»»

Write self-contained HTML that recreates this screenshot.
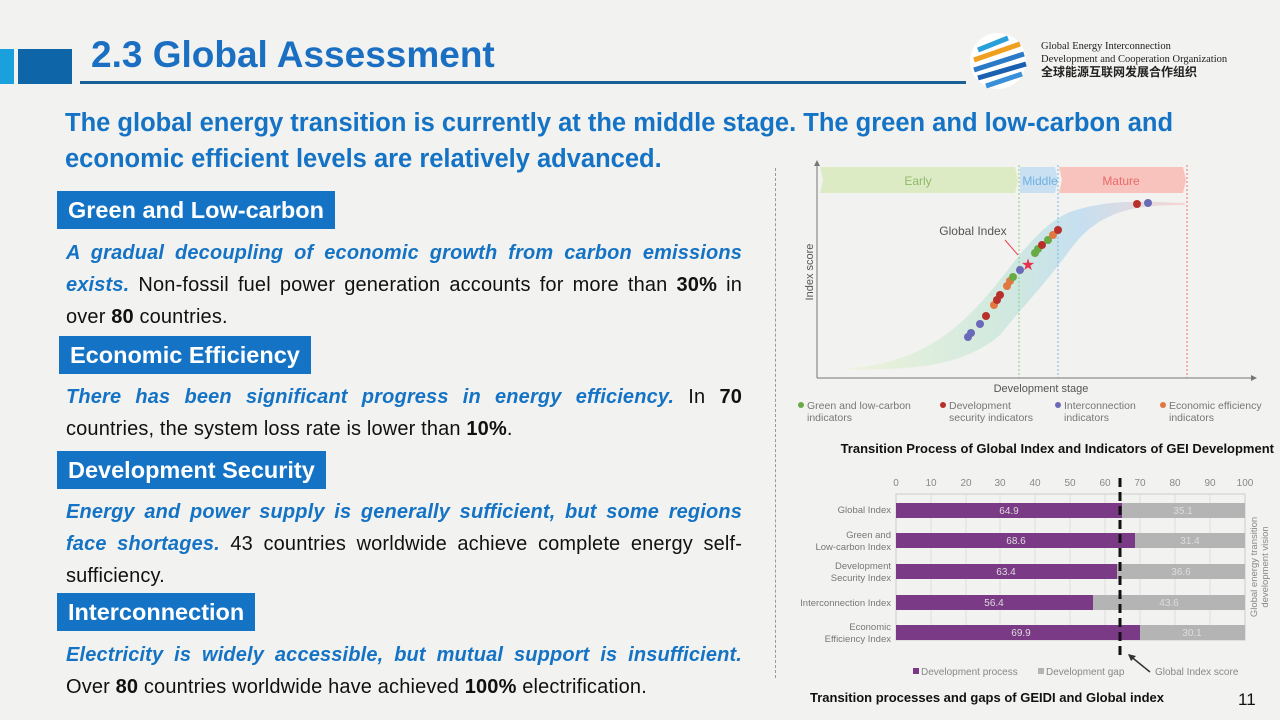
<!DOCTYPE html>
<html><head><meta charset="utf-8"><style>
body{margin:0;width:1280px;height:720px;background:#f2f2f0;position:relative;overflow:hidden;font-family:"Liberation Sans",sans-serif}
.a{position:absolute}
.h{position:absolute;background:#1473c4;color:#fff;font-weight:bold;font-size:23.5px;line-height:38px;padding:0 11px;height:38px;white-space:nowrap}
.p{position:absolute;left:66px;width:676px;font-size:20px;line-height:32px;color:#111;text-align:justify;letter-spacing:0.15px}
.p i{color:#1473c4;font-weight:bold}
</style></head><body>
<div class="a" style="left:0;top:49px;width:14px;height:35px;background:#1aa0dc"></div>
<div class="a" style="left:18px;top:49px;width:54px;height:35px;background:#0e65a8"></div>
<div class="a" style="left:91px;top:34px;font-size:37px;font-weight:bold;color:#1a6fc2">2.3 Global Assessment</div>
<div class="a" style="left:80px;top:81px;width:886px;height:3px;background:#1a5f98"></div>
<svg class="a" style="left:968px;top:30px" width="64" height="62"><circle cx="30" cy="31" r="28" fill="#fff"/>
<g stroke-width="5" fill="none"><path d="M10 20 L40 8" stroke="#2aa0d8"/><path d="M6 30 L52 14" stroke="#f0a020"/><path d="M6 40 L56 24" stroke="#2a7ac8"/><path d="M10 48 L58 34" stroke="#1a5fb0"/><path d="M18 56 L54 44" stroke="#3a90d8"/></g></svg>
<div class="a" style="left:1041px;top:40px;font-family:'Liberation Serif',serif;font-size:10.5px;line-height:13px;color:#222">Global Energy Interconnection<br>Development and Cooperation Organization<br><b style="font-family:'Liberation Sans','Noto Sans CJK SC',sans-serif;font-size:12px">全球能源互联网发展合作组织</b></div>

<div class="a" style="left:65px;top:105px;font-size:25.5px;line-height:36px;font-weight:bold;color:#1473c4;width:1150px">The global energy transition is currently at the middle stage. The green and low-carbon and economic efficient levels are relatively advanced.</div>

<div class="h" style="left:57px;top:191px">Green and Low-carbon</div>
<div class="p" style="top:237px"><i>A gradual decoupling of economic growth from carbon emissions exists.</i> Non-fossil fuel power generation accounts for more than <b>30%</b> in over <b>80</b> countries.</div>
<div class="h" style="left:59px;top:336px">Economic Efficiency</div>
<div class="p" style="top:381px"><i>There has been significant progress in energy efficiency.</i> In <b>70</b> countries, the system loss rate is lower than <b>10%</b>.</div>
<div class="h" style="left:57px;top:451px">Development Security</div>
<div class="p" style="top:496px"><i>Energy and power supply is generally sufficient, but some regions face shortages.</i> 43 countries worldwide achieve complete energy self-sufficiency.</div>
<div class="h" style="left:57px;top:593px">Interconnection</div>
<div class="p" style="top:639px"><i>Electricity is widely accessible, but mutual support is insufficient.</i> Over <b>80</b> countries worldwide have achieved <b>100%</b> electrification.</div>

<div class="a" style="left:775px;top:168px;height:510px;border-left:1.5px dashed #999"></div>

<svg class="a" style="left:780px;top:160px" width="500" height="300" font-family="Liberation Sans">
<defs><linearGradient id="g1" x1="0" x2="1"><stop offset="0" stop-color="#eef3d8"/><stop offset="0.5" stop-color="#cfe8e0"/><stop offset="0.7" stop-color="#c6dff0"/><stop offset="1" stop-color="#f6d6d2"/></linearGradient></defs>
<polygon points="40,7 235,7 238,20 235,33 40,33 43,20" fill="#dcebc4"/>
<polygon points="240,7 275,7 278,20 275,33 240,33" fill="#c9e0f2"/>
<polygon points="279,7 403,7 406,20 403,33 279,33 282,20" fill="#f8c3bd"/>
<text x="138" y="25" font-size="12" fill="#8fba6a" text-anchor="middle">Early</text>
<text x="260" y="25" font-size="12" fill="#6fb0e0" text-anchor="middle">Middle</text>
<text x="341" y="25" font-size="12" fill="#e86a6a" text-anchor="middle">Mature</text>
<path d="M60 209 C140 205 180 170 220 120 C250 80 270 60 290 52 C330 38 370 42 405 43 L405 45 C360 45 320 48 290 90 C260 130 240 150 220 175 C180 210 120 210 60 209Z" fill="url(#g1)"/>
<line x1="239" y1="5" x2="239" y2="218" stroke="#8ccf7a" stroke-dasharray="2,2"/>
<line x1="278" y1="5" x2="278" y2="218" stroke="#7ab8e8" stroke-dasharray="2,2"/>
<line x1="407" y1="5" x2="407" y2="218" stroke="#f07070" stroke-dasharray="2,2"/>
<line x1="37" y1="218" x2="37" y2="3" stroke="#777"/><line x1="37" y1="218" x2="475" y2="218" stroke="#777"/>
<polygon points="37,0 34,6 40,6" fill="#777"/><polygon points="477,218 471,215 471,221" fill="#777"/>
<text x="33" y="112" font-size="11" fill="#555" transform="rotate(-90 33 112)" text-anchor="middle">Index score</text>
<text x="261" y="232" font-size="11" fill="#555" text-anchor="middle">Development stage</text>
<text x="193" y="75" font-size="12" fill="#555" text-anchor="middle">Global Index</text>
<line x1="225" y1="80" x2="238" y2="95" stroke="#e84050"/>
<text x="248" y="110" font-size="16" fill="#e8304a" text-anchor="middle">★</text>
<g>
<circle cx="188" cy="177" r="4" fill="#6a6ab8"/><circle cx="191" cy="173" r="4" fill="#6a6ab8"/><circle cx="200" cy="164" r="4" fill="#6a6ab8"/><circle cx="206" cy="156" r="4" fill="#b8302a"/><circle cx="214" cy="145" r="4" fill="#e07840"/><circle cx="217" cy="140" r="4" fill="#b8302a"/><circle cx="220" cy="135" r="4" fill="#b8302a"/><circle cx="227" cy="126" r="4" fill="#e07840"/><circle cx="230" cy="121" r="4" fill="#e07840"/><circle cx="233" cy="117" r="4" fill="#6aaa44"/><circle cx="240" cy="110" r="4" fill="#6a6ab8"/><circle cx="255" cy="93" r="4" fill="#6aaa44"/><circle cx="258" cy="89" r="4" fill="#6aaa44"/><circle cx="262" cy="85" r="4" fill="#b8302a"/><circle cx="268" cy="80" r="4" fill="#6aaa44"/><circle cx="273" cy="75" r="4" fill="#e07840"/><circle cx="278" cy="70" r="4" fill="#b8302a"/><circle cx="357" cy="44" r="4" fill="#b8302a"/><circle cx="368" cy="43" r="4" fill="#6a6ab8"/>
</g>
<g font-size="10.5" fill="#777">
<circle cx="21" cy="245" r="3" fill="#6aaa44"/><text x="27" y="249">Green and low-carbon</text><text x="27" y="261">indicators</text>
<circle cx="163" cy="245" r="3" fill="#b8302a"/><text x="169" y="249">Development</text><text x="169" y="261">security indicators</text>
<circle cx="278" cy="245" r="3" fill="#6a6ab8"/><text x="284" y="249">Interconnection</text><text x="284" y="261">indicators</text>
<circle cx="383" cy="245" r="3" fill="#e07840"/><text x="389" y="249">Economic efficiency</text><text x="389" y="261">indicators</text>
</g>
<text x="494" y="293" font-size="13" font-weight="bold" fill="#111" text-anchor="end">Transition Process of Global Index and Indicators of GEI Development</text>
</svg>

<svg class="a" style="left:780px;top:470px" width="500" height="250" font-family="Liberation Sans">
<g font-size="10" fill="#888" text-anchor="middle">
<text x="116" y="16">0</text><text x="151" y="16">10</text><text x="186" y="16">20</text><text x="220" y="16">30</text><text x="255" y="16">40</text><text x="290" y="16">50</text><text x="325" y="16">60</text><text x="360" y="16">70</text><text x="395" y="16">80</text><text x="430" y="16">90</text><text x="465" y="16">100</text>
</g>
<rect x="116" y="24" width="349" height="146" fill="none" stroke="#ccc"/>
<g stroke="#ddd"><line x1="151" y1="24" x2="151" y2="170"/><line x1="186" y1="24" x2="186" y2="170"/><line x1="220" y1="24" x2="220" y2="170"/><line x1="255" y1="24" x2="255" y2="170"/><line x1="290" y1="24" x2="290" y2="170"/><line x1="325" y1="24" x2="325" y2="170"/><line x1="360" y1="24" x2="360" y2="170"/><line x1="395" y1="24" x2="395" y2="170"/><line x1="430" y1="24" x2="430" y2="170"/></g>
<g fill="#7a3a86"><rect x="116" y="33" width="226" height="15"/><rect x="116" y="63" width="239" height="15"/><rect x="116" y="94" width="221" height="15"/><rect x="116" y="125" width="197" height="15"/><rect x="116" y="155" width="244" height="15"/></g>
<g fill="#b4b4b4"><rect x="342" y="33" width="123" height="15"/><rect x="355" y="63" width="110" height="15"/><rect x="337" y="94" width="128" height="15"/><rect x="313" y="125" width="152" height="15"/><rect x="360" y="155" width="105" height="15"/></g>
<g font-size="10" fill="#ddd" text-anchor="middle">
<text x="229" y="44">64.9</text><text x="403" y="44">35.1</text><text x="236" y="74">68.6</text><text x="410" y="74">31.4</text><text x="226" y="105">63.4</text><text x="401" y="105">36.6</text><text x="214" y="136">56.4</text><text x="389" y="136">43.6</text><text x="241" y="166">69.9</text><text x="412" y="166">30.1</text>
</g>
<g font-size="9.5" fill="#777" text-anchor="end">
<text x="111" y="43">Global Index</text><text x="111" y="68">Green and</text><text x="111" y="80">Low-carbon Index</text><text x="111" y="99">Development</text><text x="111" y="111">Security Index</text><text x="111" y="136">Interconnection Index</text><text x="111" y="160">Economic</text><text x="111" y="172">Efficiency Index</text>
</g>
<line x1="340" y1="8" x2="340" y2="190" stroke="#111" stroke-width="3" stroke-dasharray="9,5"/>
<line x1="349" y1="185" x2="370" y2="202" stroke="#333" stroke-width="1.5"/><polygon points="348,184 356,186 351,191" fill="#333"/>
<text x="477" y="97" font-size="9.5" fill="#888" text-anchor="middle" transform="rotate(-90 477 97)">Global energy transition</text>
<text x="488" y="97" font-size="9.5" fill="#888" text-anchor="middle" transform="rotate(-90 488 97)">development vision</text>
<g font-size="10" fill="#888"><rect x="133" y="198" width="6" height="6" fill="#7a3a86"/><text x="141" y="205">Development process</text><rect x="258" y="198" width="6" height="6" fill="#b4b4b4"/><text x="266" y="205">Development gap</text><text x="375" y="205">Global Index score</text></g>
<text x="30" y="232" font-size="13" font-weight="bold" fill="#111">Transition processes and gaps of GEIDI and Global index</text>
<text x="458" y="235" font-size="17" fill="#111">11</text>
</svg>
</body></html>
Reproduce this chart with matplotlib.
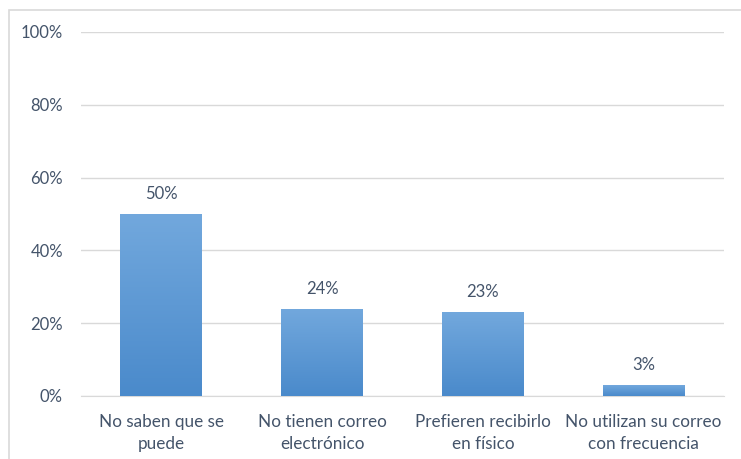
import matplotlib.pyplot as plt
import matplotlib.patches as mpatches
import numpy as np

categories = ["No saben que se\npuede", "No tienen correo\nelectrónico",
              "Prefieren recibirlo\nen físico", "No utilizan su correo\ncon frecuencia"]
values = [50, 24, 23, 3]
labels = ["50%", "24%", "23%", "3%"]
ticks = [0, 20, 40, 60, 80, 100]

plt.rcParams['font.family'] = ['Lato', 'DejaVu Sans']
txt = '#44546a'

fig = plt.figure(figsize=(7.41, 4.59), dpi=100)
# outer chart frame
fig.patches.append(mpatches.Rectangle((9/741, -0.05), 1.0, 1 - 10/459 + 0.05,
                                      transform=fig.transFigure, fill=False,
                                      edgecolor='#d9d9d9', linewidth=1.2))
ax = fig.add_axes([81/741, 1 - 396/459, (724 - 81)/741, (396 - 32)/459])

x = np.arange(len(categories))
bars = ax.bar(x, values, width=0.51, color='#5b9bd5', zorder=2)

# vertical gradient on each bar
grad = np.linspace(0, 1, 256).reshape(-1, 1)
cmap = plt.matplotlib.colors.LinearSegmentedColormap.from_list('g', ['#4a8acb', '#72a8dd'])
for b in bars:
    im = ax.imshow(grad, cmap=cmap, aspect='auto', origin='lower',
                   extent=[b.get_x(), b.get_x() + b.get_width(), 0, b.get_height()], zorder=3)
    im.set_clip_path(b)

for xi, v, lab in zip(x, values, labels):
    ax.text(xi, v + 3.3, lab, ha='center', va='bottom', fontsize=12, color=txt)

ax.set_xlim(-0.5, len(categories) - 0.5)
ax.set_ylim(0, 100)
ax.set_yticks(ticks)
ax.set_yticklabels([f"{t}%" for t in ticks])
ax.set_xticks(x)
ax.set_xticklabels(categories, fontsize=12.3, color=txt, linespacing=1.45)
ax.tick_params(axis='y', labelsize=12, labelcolor=txt, length=0, pad=13)
ax.tick_params(axis='x', length=0, pad=13)
ax.grid(axis='y', color='#d9d9d9', linewidth=1, zorder=0)
ax.set_axisbelow(True)
for s in ['top', 'right', 'left']:
    ax.spines[s].set_visible(False)
ax.spines['bottom'].set_color('#d9d9d9')

fig.savefig('out.png', dpi=100)
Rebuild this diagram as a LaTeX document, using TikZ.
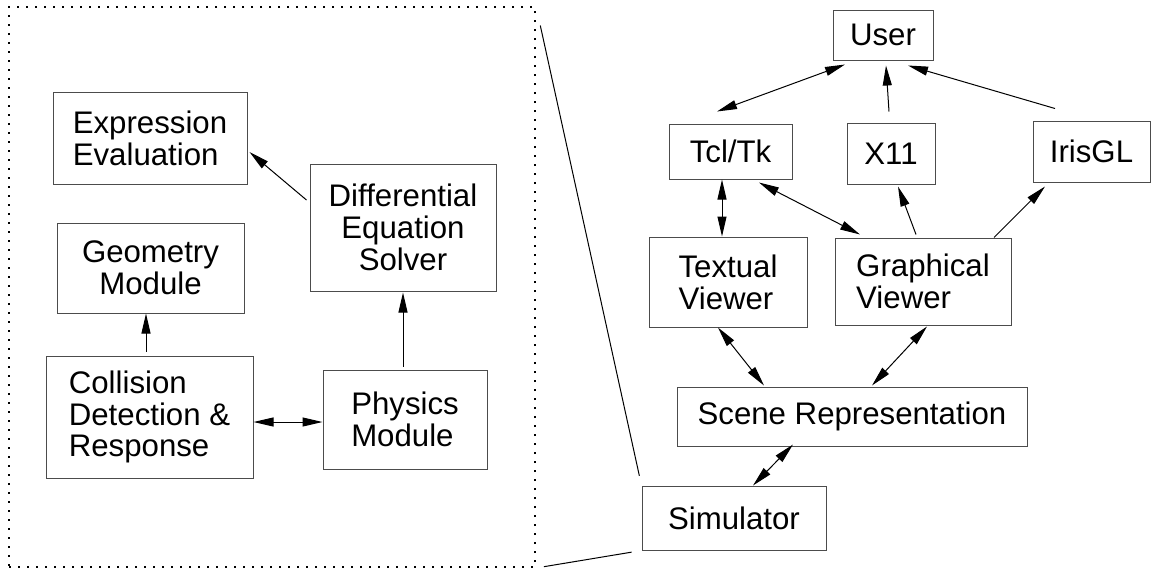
\documentclass[tikz,border=0pt]{standalone}
\usepackage{fontspec}
\setmainfont{Liberation Sans}
\usepackage{tikz}
\usetikzlibrary{arrows.meta,calc}
\definecolor{boxline}{rgb}{0.3, 0.3, 0.3}
\tikzstyle{block}=[draw=boxline,line width=0.5pt,inner sep=0pt,align=left,font=\fontsize{15.6}{15.9}\selectfont]
\tikzstyle{link}=[line width=0.5pt,-{Triangle[length=10pt,width=4.5pt]}]
\tikzstyle{both}=[line width=0.5pt,{Triangle[length=10pt,width=4.5pt]}-{Triangle[length=10pt,width=4.5pt]}]
\tikzstyle{zoomline}=[line width=0.5pt]

\begin{document}
\begin{tikzpicture}[x=0.5pt,y=-0.5pt]
\useasboundingbox (0,0) rectangle (1151,569);

\node[draw,line width=1pt,dash pattern=on 1pt off 3.5pt,inner sep=0pt,minimum width=263pt,minimum height=280pt] (frame) at (272,287) {};

\node[block,minimum width=97pt,minimum height=46pt] (ee) at (150,138) {Expression\\Evaluation};
\node[block,align=center,minimum width=93pt,minimum height=63.5pt] (des) at (403,227.5) {Differential\\Equation\\Solver};
\node[block,align=center,minimum width=93.5pt,minimum height=45pt] (gm) at (150.5,268) {Geometry\\Module};
\node[block,minimum width=103.5pt,minimum height=61pt] (cdr) at (149.5,417) {Collision\\Detection \&\\Response};
\node[block,minimum width=82pt,minimum height=49.5pt] (pm) at (405,419.5) {Physics\\Module};

\node[block,minimum width=50pt,minimum height=25pt] (user) at (883,35) {User};
\node[block,minimum width=61.5pt,minimum height=27.5pt] (tcl) at (730.5,151.5) {Tcl/Tk};
\node[block,minimum width=44pt,minimum height=30.5pt] (x11) at (891,153.5) {X11};
\node[block,minimum width=58.5pt,minimum height=30.5pt] (iris) at (1091.5,151.5) {IrisGL};
\node[block,minimum width=79pt,minimum height=45pt] (tv) at (728,282) {Textual\\Viewer};
\node[block,minimum width=88pt,minimum height=43.5pt] (gv) at (923,281.5) {Graphical\\Viewer};
\node[block,minimum width=175pt,minimum height=29.5pt] (sr) at (852,416.5) {Scene Representation};
\node[block,minimum width=92pt,minimum height=32pt] (sim) at (734,518) {Simulator};

\draw[link] ($(des.west)+(-3,-27.5)$) -- ($(ee.east)+(2,14)$);
\draw[link] ($(cdr.north)+(-3.5,-4)$) -- ($(gm.south)+(-4.5,0)$);
\draw[both] ($(cdr.east)+(0,5)$) -- ($(pm.west)+(0,2.5)$);
\draw[link] ($(pm.north)+(-2,-3)$) -- ($(des.south)+(0,1)$);

\draw[both] ($(tcl.north)+(-13.5,-12)$) -- ($(user.south)+(-38,4)$);
\draw[link] ($(x11.north)+(-2,-11)$) -- ($(user.south)+(3,5)$);
\draw[link] ($(iris.north)+(-36.5,-12)$) -- ($(user.south)+(25,5)$);
\draw[both] ($(tcl.south)+(-8.5,0)$) -- ($(tv.north)+(-6,0)$);
\draw[both] ($(tcl.south)+(28.5,3)$) -- ($(gv.north)+(-63,-3)$);
\draw[link] ($(gv.north)+(-7,-3)$) -- ($(x11.south)+(7,2)$);
\draw[link] ($(gv.north)+(71,0)$) -- ($(iris.south)+(-46.5,4)$);
\draw[both] ($(tv.south)+(-10,0)$) -- ($(sr.north)+(-88,-1)$);
\draw[both] ($(gv.south)+(4,1)$) -- ($(sr.north)+(20,-1)$);
\draw[both] ($(sr.south)+(-59,-2)$) -- ($(sim.north)+(19,0)$);

\draw[zoomline,shorten <=10pt,shorten >=5pt] (frame.north east) -- (sim.north west);
\draw[zoomline,shorten <=4pt,shorten >=5pt] (frame.south east) -- (sim.south west);

\end{tikzpicture}
\end{document}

««

### The problem
Pictures should be left out. Retype only the run of lines from the line containing "Rebuild this diagram" to the line containing "width=82pt,minimum height=49.5pt] (pm)", inclusive.

### Exercise output
Rebuild this diagram as a LaTeX document, using TikZ.
\documentclass[tikz,border=0pt]{standalone}
\usepackage{fontspec}
\setmainfont{Liberation Sans}
\usepackage{tikz}
\usetikzlibrary{arrows.meta,calc}
\definecolor{boxline}{rgb}{0.3, 0.3, 0.3}
\tikzstyle{block}=[draw=boxline,line width=0.5pt,inner sep=0pt,align=left,font=\fontsize{15.6}{15.9}\selectfont]
\tikzstyle{link}=[line width=0.5pt,-{Triangle[length=10pt,width=4.5pt]}]
\tikzstyle{both}=[line width=0.5pt,{Triangle[length=10pt,width=4.5pt]}-{Triangle[length=10pt,width=4.5pt]}]
\tikzstyle{zoomline}=[line width=0.5pt]

\begin{document}
\begin{tikzpicture}[x=0.5pt,y=-0.5pt]
\useasboundingbox (0,0) rectangle (1151,569);

\node[draw,line width=1pt,dash pattern=on 1pt off 3.5pt,inner sep=0pt,minimum width=263pt,minimum height=280pt] (frame) at (272,287) {};

\node[block,minimum width=97pt,minimum height=46pt] (ee) at (150,138) {Expression\\Evaluation};
\node[block,align=center,minimum width=93pt,minimum height=63.5pt] (des) at (403,227.5) {Differential\\Equation\\Solver};
\node[block,align=center,minimum width=93.5pt,minimum height=45pt] (gm) at (150.5,268) {Geometry\\Module};
\node[block,minimum width=103.5pt,minimum height=61pt] (cdr) at (149.5,417) {Collision\\Detection \&\\Response};
\node[block,minimum width=82pt,minimum height=49.5pt] (pm) at (405,419.5) {Physics\\Module};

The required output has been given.